■ Task goal
Once the pictures are set aside, transcribe the remaining data exactly.

■ Recorded data
#####

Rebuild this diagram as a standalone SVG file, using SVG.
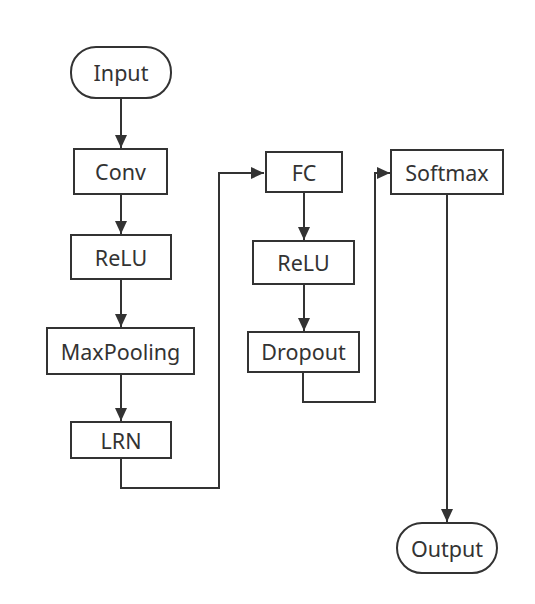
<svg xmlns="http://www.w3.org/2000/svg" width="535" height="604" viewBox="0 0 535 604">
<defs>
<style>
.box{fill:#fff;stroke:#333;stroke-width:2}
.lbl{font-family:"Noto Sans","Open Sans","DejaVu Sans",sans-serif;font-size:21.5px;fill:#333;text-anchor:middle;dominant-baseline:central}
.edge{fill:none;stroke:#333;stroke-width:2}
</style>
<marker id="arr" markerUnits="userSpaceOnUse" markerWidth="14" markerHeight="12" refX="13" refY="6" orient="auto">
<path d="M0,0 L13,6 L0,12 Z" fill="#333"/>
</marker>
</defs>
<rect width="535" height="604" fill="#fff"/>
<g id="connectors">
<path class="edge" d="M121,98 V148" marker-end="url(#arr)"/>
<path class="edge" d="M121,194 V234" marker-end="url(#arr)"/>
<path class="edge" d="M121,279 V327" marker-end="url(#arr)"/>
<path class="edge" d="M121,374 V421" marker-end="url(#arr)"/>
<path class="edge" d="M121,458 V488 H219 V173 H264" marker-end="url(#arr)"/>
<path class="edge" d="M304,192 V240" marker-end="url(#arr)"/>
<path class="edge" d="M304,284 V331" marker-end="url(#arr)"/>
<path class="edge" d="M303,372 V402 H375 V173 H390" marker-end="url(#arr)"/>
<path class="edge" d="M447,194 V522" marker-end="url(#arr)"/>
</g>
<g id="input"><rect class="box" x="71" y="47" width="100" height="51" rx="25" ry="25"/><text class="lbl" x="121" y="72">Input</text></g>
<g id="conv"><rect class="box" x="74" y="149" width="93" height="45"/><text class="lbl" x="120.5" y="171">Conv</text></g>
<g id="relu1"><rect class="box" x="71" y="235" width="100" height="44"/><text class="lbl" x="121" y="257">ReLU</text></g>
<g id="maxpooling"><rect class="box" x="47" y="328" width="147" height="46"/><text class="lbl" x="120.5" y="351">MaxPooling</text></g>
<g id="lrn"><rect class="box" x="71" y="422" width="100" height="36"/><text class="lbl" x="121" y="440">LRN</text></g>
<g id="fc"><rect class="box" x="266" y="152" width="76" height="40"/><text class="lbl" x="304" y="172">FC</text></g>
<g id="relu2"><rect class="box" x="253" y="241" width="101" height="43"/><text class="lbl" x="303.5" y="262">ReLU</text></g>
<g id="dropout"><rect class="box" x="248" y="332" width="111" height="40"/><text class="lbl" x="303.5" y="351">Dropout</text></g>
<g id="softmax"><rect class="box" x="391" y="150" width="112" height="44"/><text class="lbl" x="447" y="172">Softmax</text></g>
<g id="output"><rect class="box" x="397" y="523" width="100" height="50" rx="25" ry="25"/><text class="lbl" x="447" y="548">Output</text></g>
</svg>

#####

■ Response for this exercise
Rebuild this diagram as a standalone SVG file, using SVG.
<svg xmlns="http://www.w3.org/2000/svg" width="535" height="604" viewBox="0 0 535 604">
<defs>
<style>
.box{fill:#fff;stroke:#333;stroke-width:2}
.lbl{font-family:"Noto Sans","Open Sans","DejaVu Sans",sans-serif;font-size:21.5px;fill:#333;text-anchor:middle;dominant-baseline:central}
.edge{fill:none;stroke:#333;stroke-width:2}
</style>
<marker id="arr" markerUnits="userSpaceOnUse" markerWidth="14" markerHeight="12" refX="13" refY="6" orient="auto">
<path d="M0,0 L13,6 L0,12 Z" fill="#333"/>
</marker>
</defs>
<rect width="535" height="604" fill="#fff"/>
<g id="connectors">
<path class="edge" d="M121,98 V148" marker-end="url(#arr)"/>
<path class="edge" d="M121,194 V234" marker-end="url(#arr)"/>
<path class="edge" d="M121,279 V327" marker-end="url(#arr)"/>
<path class="edge" d="M121,374 V421" marker-end="url(#arr)"/>
<path class="edge" d="M121,458 V488 H219 V173 H264" marker-end="url(#arr)"/>
<path class="edge" d="M304,192 V240" marker-end="url(#arr)"/>
<path class="edge" d="M304,284 V331" marker-end="url(#arr)"/>
<path class="edge" d="M303,372 V402 H375 V173 H390" marker-end="url(#arr)"/>
<path class="edge" d="M447,194 V522" marker-end="url(#arr)"/>
</g>
<g id="input"><rect class="box" x="71" y="47" width="100" height="51" rx="25" ry="25"/><text class="lbl" x="121" y="72">Input</text></g>
<g id="conv"><rect class="box" x="74" y="149" width="93" height="45"/><text class="lbl" x="120.5" y="171">Conv</text></g>
<g id="relu1"><rect class="box" x="71" y="235" width="100" height="44"/><text class="lbl" x="121" y="257">ReLU</text></g>
<g id="maxpooling"><rect class="box" x="47" y="328" width="147" height="46"/><text class="lbl" x="120.5" y="351">MaxPooling</text></g>
<g id="lrn"><rect class="box" x="71" y="422" width="100" height="36"/><text class="lbl" x="121" y="440">LRN</text></g>
<g id="fc"><rect class="box" x="266" y="152" width="76" height="40"/><text class="lbl" x="304" y="172">FC</text></g>
<g id="relu2"><rect class="box" x="253" y="241" width="101" height="43"/><text class="lbl" x="303.5" y="262">ReLU</text></g>
<g id="dropout"><rect class="box" x="248" y="332" width="111" height="40"/><text class="lbl" x="303.5" y="351">Dropout</text></g>
<g id="softmax"><rect class="box" x="391" y="150" width="112" height="44"/><text class="lbl" x="447" y="172">Softmax</text></g>
<g id="output"><rect class="box" x="397" y="523" width="100" height="50" rx="25" ry="25"/><text class="lbl" x="447" y="548">Output</text></g>
</svg>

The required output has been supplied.